Tuesday, May 12, 2015

Detachment

It's been sunny for a while, and finally the shadow looms back over, but unlike Peter Pan, I'd never try to sew it on; I'm looking for a seam tearer through wetted eyes, choked up cries. Stoic. I've got to shake it without crying.
I imagine really crying to my best friend, how she'd react: "Don't cry," she'd waveringly offer in a high-pitched tone, most sympathetically, though, as if my wails might set off her own water-works. And I'd try to explain that I always feel like I'm crying when I talk to her about what she already knows, that shadow that's glued to her heels, too.
So I wonder if when I'm upset and express that without crying, if people understand the gravity of the situation. Because its over 6-foot depth is filled with clay-laced dirt, suffocating, weighing in at around triple my own fluctuating mass. So when I talk about the source, or rather, "triggers" of my shadow's presence, it's taken god-awfully lightly. I'm expressing my emotion, but not crying. Which is why it pisses me off when people call me "emotional," or "soft." I'm allowed to feel, and I'm trying to explain that, without crying, so how am I soft? 

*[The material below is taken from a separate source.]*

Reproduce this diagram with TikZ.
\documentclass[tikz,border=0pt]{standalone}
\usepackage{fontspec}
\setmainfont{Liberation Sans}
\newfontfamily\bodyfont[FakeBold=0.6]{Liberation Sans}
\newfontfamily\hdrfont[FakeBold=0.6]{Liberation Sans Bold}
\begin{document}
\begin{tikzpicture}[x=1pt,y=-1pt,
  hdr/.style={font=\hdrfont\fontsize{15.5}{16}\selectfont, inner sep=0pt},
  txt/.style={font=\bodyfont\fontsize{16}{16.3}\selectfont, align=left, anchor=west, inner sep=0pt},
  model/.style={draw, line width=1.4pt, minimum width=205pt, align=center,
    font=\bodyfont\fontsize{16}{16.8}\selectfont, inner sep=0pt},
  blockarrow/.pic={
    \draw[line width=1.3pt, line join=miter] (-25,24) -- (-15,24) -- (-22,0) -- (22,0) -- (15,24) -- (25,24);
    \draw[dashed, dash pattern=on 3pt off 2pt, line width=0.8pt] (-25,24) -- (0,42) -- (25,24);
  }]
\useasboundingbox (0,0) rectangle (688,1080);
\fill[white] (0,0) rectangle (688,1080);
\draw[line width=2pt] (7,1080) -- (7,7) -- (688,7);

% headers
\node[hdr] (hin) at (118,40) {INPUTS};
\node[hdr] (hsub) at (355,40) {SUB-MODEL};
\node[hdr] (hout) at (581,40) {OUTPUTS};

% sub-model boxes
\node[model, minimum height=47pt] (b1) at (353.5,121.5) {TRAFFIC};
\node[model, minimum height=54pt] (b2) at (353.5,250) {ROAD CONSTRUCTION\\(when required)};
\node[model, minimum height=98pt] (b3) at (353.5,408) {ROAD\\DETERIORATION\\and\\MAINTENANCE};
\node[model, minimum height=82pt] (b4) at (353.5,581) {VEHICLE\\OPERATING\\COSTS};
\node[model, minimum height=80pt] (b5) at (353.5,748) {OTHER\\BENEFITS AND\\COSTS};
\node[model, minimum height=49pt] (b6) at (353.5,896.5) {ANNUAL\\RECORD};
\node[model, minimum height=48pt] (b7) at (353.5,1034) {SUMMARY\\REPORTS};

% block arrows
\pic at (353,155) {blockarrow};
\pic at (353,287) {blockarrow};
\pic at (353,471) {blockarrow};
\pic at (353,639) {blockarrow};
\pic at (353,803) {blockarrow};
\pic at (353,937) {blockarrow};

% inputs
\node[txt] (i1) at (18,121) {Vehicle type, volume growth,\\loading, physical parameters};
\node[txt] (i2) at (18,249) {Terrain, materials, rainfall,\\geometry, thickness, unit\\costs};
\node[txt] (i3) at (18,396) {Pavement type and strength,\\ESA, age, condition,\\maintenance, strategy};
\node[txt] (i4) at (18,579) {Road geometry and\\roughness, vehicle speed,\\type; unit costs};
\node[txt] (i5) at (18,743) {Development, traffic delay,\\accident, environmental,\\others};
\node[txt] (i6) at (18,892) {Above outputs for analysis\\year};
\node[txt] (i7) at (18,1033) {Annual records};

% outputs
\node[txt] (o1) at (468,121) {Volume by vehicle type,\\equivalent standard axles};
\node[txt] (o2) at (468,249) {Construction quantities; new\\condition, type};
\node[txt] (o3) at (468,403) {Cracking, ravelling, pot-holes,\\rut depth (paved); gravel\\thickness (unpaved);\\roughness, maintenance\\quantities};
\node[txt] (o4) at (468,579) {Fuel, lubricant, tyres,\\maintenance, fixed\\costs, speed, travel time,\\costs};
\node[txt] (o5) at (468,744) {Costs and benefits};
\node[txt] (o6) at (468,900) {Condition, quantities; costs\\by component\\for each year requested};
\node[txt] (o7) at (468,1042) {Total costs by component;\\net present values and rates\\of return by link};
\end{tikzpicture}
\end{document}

I'm not returning phone calls, playing it safe, so no one hears the shake in my voice. I'm writing through it, because if not, I'll crack. Nothing a phone call couldn't fix, yet I can't let people know. They think I'll take a razor to my wrist, so best not to induce worry. I just want to take a razor to the seam at my heels, just to shake the darkness that follows, but it's no use. Nothing can stop it, and it's stopping me from crowing.